Um hier mal etwas Leben in die Bude zu bringen:
Ich habe mir letzens mal die RuneQuest Essentials der 6. Edition gezogen und bin das so durchgegangen. Dabei schrieb ich so meine Gedanken und spontanen Reaktionen nieder -- mal sehen inwieweit Eindrücke täuschen können oder sich bestätigen.
--
Zunächst mal zum Umfang: die Essentials (PDF gratis verfügbar) sind mit ca 200 Seiten auch schon fast halb so stark wie das volle Regelwerk (afaik $25 PDF). Da ich letzteres auch nur einmal kurz durchgeflipt habe, fällt mir im Inhaltsverzeichnis erstmal nur ein Unterschied auf: nur zwei Magieschulen statt derer fünèf oder so.
Zu Attributen und ihrer Generierung: es gibt 7 Attribute, deren Startwerte im Bereich von 3-18 liegen (bzw 8-18 im Falle von Intelligenz und Größe bei Menschen). Gewürfelt wird ganz Oldschool mit 3d6 (bzw 2d6+6), entweder “stur der Reihe nach” oder “frei zugeordnet”, oder wahlweise darf man 80 Punkte verteilen, was dem Erwartungswert der Würfelmethode ziemlich genau entspricht.
Damit ist also schon leicht zu erkennen: da kommen ganz normale Durchschnittstypen, also irgendwelche Niemande raus. Ist RQ ein Bauergamer-System?
Zwar beteuert das Buch an dieser Stelle, Attributswerte seien “nicht so wichtig” für das Überleben, aber 1. will ich ja im Spiel nicht immer nur mein nacktes Leben retten, sondern auch was reißen, und 2. frage ich mich: wenn nicht die Attribute, was dann? Reines Würfelglück vielleicht?
Hier ist jedenfalls schonmal mein erster Impuls, zum Zwecke des heroischen Rollenspiels gleich mal die Punktepools zu erhöhen, auf vielleicht 100 Punkte oder so. Aber sehen wir mal weiter.

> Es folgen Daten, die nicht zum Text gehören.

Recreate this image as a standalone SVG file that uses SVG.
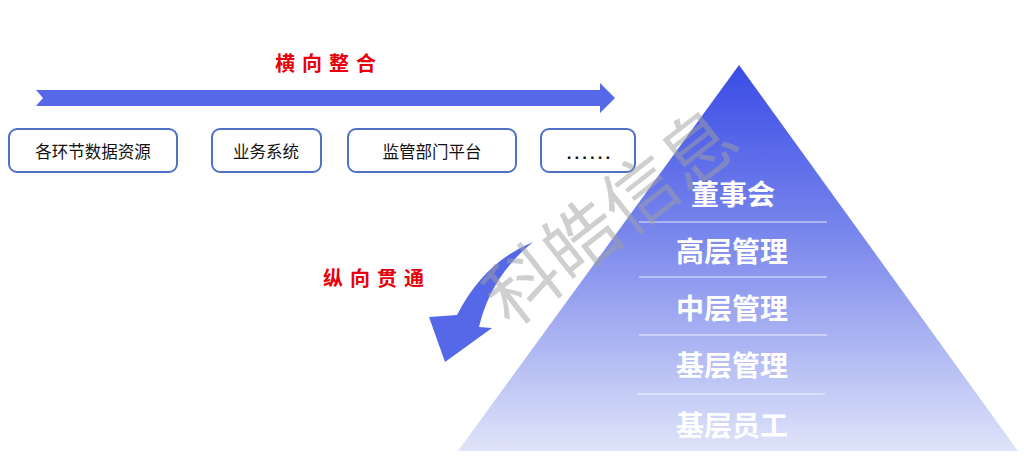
<svg xmlns="http://www.w3.org/2000/svg" width="1024" height="471" viewBox="0 0 1024 471">
<defs>
<linearGradient id="pg" x1="0" y1="0" x2="0" y2="1">
<stop offset="0" stop-color="#3a4ce6"/>
<stop offset="0.45" stop-color="#7b88ec"/>
<stop offset="1" stop-color="#dfe4f9"/>
</linearGradient>
<style>
.box{fill:#ffffff;stroke:#4f72c6;stroke-width:2}
.bt{font-family:"Noto Sans CJK SC",sans-serif;font-size:16.5px;fill:#111;text-anchor:middle;dominant-baseline:central}
.title{font-family:"Noto Sans CJK SC",sans-serif;font-size:20px;font-weight:bold;fill:#e8000b;letter-spacing:7px;dominant-baseline:central}
.pl{font-family:"Noto Sans CJK SC",sans-serif;font-size:28px;font-weight:bold;fill:#ffffff;text-anchor:middle;dominant-baseline:central}
.div{stroke:#ffffff;stroke-width:1;opacity:0.8}
.arr{fill:#5468e8}
</style>
</defs>
<rect width="1024" height="471" fill="#ffffff"/>

<g id="pyramid">
<polygon points="739,65 1018,451 458,451" fill="url(#pg)"/>
<line class="div" x1="639" y1="222" x2="827" y2="222"/>
<line class="div" x1="639" y1="277" x2="827" y2="277"/>
<line class="div" x1="639" y1="335" x2="827" y2="335"/>
<line class="div" x1="637" y1="394" x2="825" y2="394"/>
<text class="pl" x="733" y="193">董事会</text>
<text class="pl" x="732" y="250">高层管理</text>
<text class="pl" x="732" y="307">中层管理</text>
<text class="pl" x="732" y="364">基层管理</text>
<text class="pl" x="732" y="424">基层员工</text>
</g>

<g id="connectors">
<polygon class="arr" points="36,90 600,90 600,83 615,98 600,113 600,106 36,106 43,98"/>
<path class="arr" d="M533,242 Q484,262 457,315 L429,317 L445,362 L492,328 L479,327 Q491,276 533,242 Z"/>
</g>

<g id="title-h"><text class="title" x="275" y="62">横向整合</text></g>
<g id="title-v"><text class="title" x="323" y="277">纵向贯通</text></g>

<g id="box1"><rect class="box" x="9" y="129" width="168" height="43" rx="8"/><text class="bt" x="93" y="151">各环节数据资源</text></g>
<g id="box2"><rect class="box" x="212" y="129" width="109" height="43" rx="8"/><text class="bt" x="266" y="151">业务系统</text></g>
<g id="box3"><rect class="box" x="348" y="129" width="168" height="43" rx="8"/><text class="bt" x="432" y="151">监管部门平台</text></g>
<g id="box4"><rect class="box" x="541" y="129" width="94" height="43" rx="8"/><text x="590" y="159" font-family="Liberation Sans, sans-serif" font-size="17" font-weight="bold" fill="#111" letter-spacing="3" text-anchor="middle">......</text></g>

<g id="watermark"><text x="607" y="212" transform="rotate(-38 607 212)" font-family="Noto Sans CJK SC, sans-serif" font-size="74" font-weight="400" fill="#a0a0a0" opacity="0.5" text-anchor="middle" dominant-baseline="central">科皓信息</text></g>
</svg>
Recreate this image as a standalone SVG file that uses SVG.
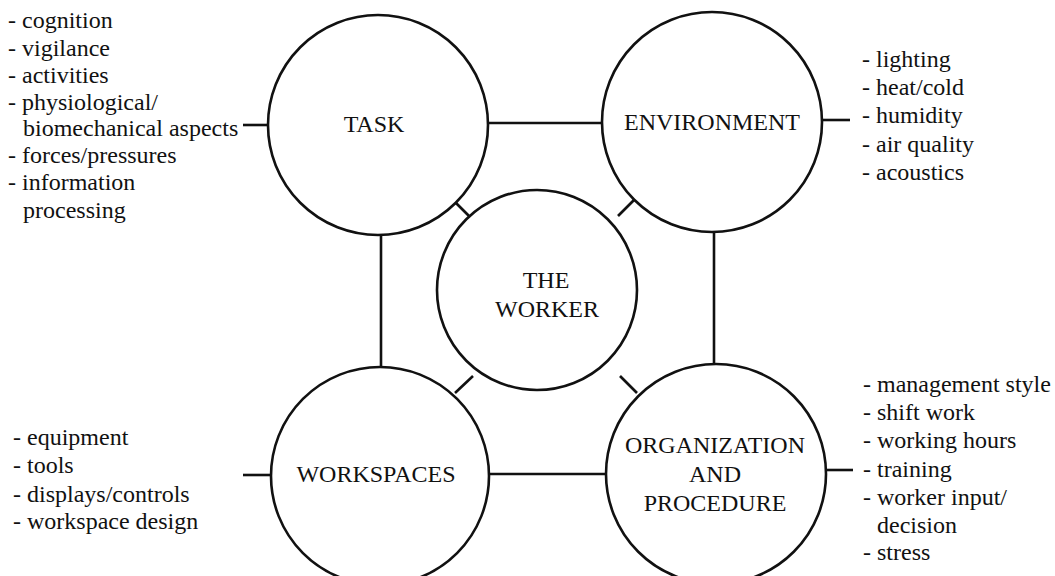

Etwas ratlos lässt mich auch die Tabelle für den Körperbau: hier wird dem Size-Attrbut jeweils eine ungefähre Körpergröße zugeordnet (damit kann ich leben), und dann kann man eine von drei Gewichtsklassen auswählen, wobei ich da den starken Verdacht habe, dass der Urheber dieser Tabelle das metrische System nur vom Hörensagen kennt, oder in einer Dauerklinik für Eßstörungen lebt. Hält man sich daran, gibt es Charaktere im RQ-Universum ausschließlich in drei Kategorien:
Krankhaft Untergewichtig -- Übergewichtig -- Krankhaft Fettleibig.

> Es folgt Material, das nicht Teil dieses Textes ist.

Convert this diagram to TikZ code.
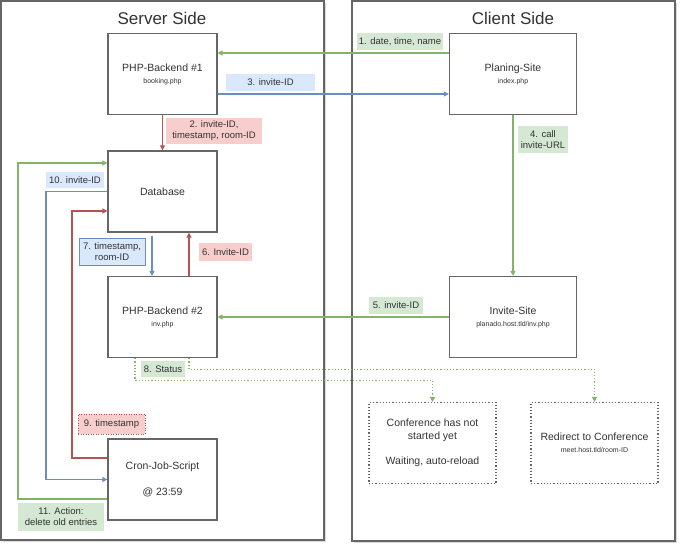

Ein von der WHO als ideal oder auch nur unbedenklich eingestufter BMI ist damit jedenfalls nicht generierbar. :p
Das ist natürlich eine Kleinigkeit, die mit einer Handbewegung beiseite gewischt ist, aber es gibt schon zu denken: da wendet dieses System also erkennbare Mühe auf (immerhin eine Tabelle mit 90 Zellen), um dann unbrauchbare Werte zu generieren. Ich hoffe nur, das wird nicht zur Gewohnheit.
Puh, erst ein paar Seiten geschafft und schon haben sich mehrere Verdachtsmomente angesammelt.
Es folgen die Fertigkeiten, deren Grundwert sich jeweils aus zwei Attributen zusammensetzt. Hier tritt dann schon mein Grundproblem mit Prozenter-Systemen zutage: hält man sich an die Standard-Erschaffung, werden bei den meisten Skills Werte um 20-25% rauskommen. 20-25% von was? Habe ich eine 22%ige Chance zu Schwimmen? Vier von fünf Menschen ertrinken, wenn sie ins tiefe Wasser gehen?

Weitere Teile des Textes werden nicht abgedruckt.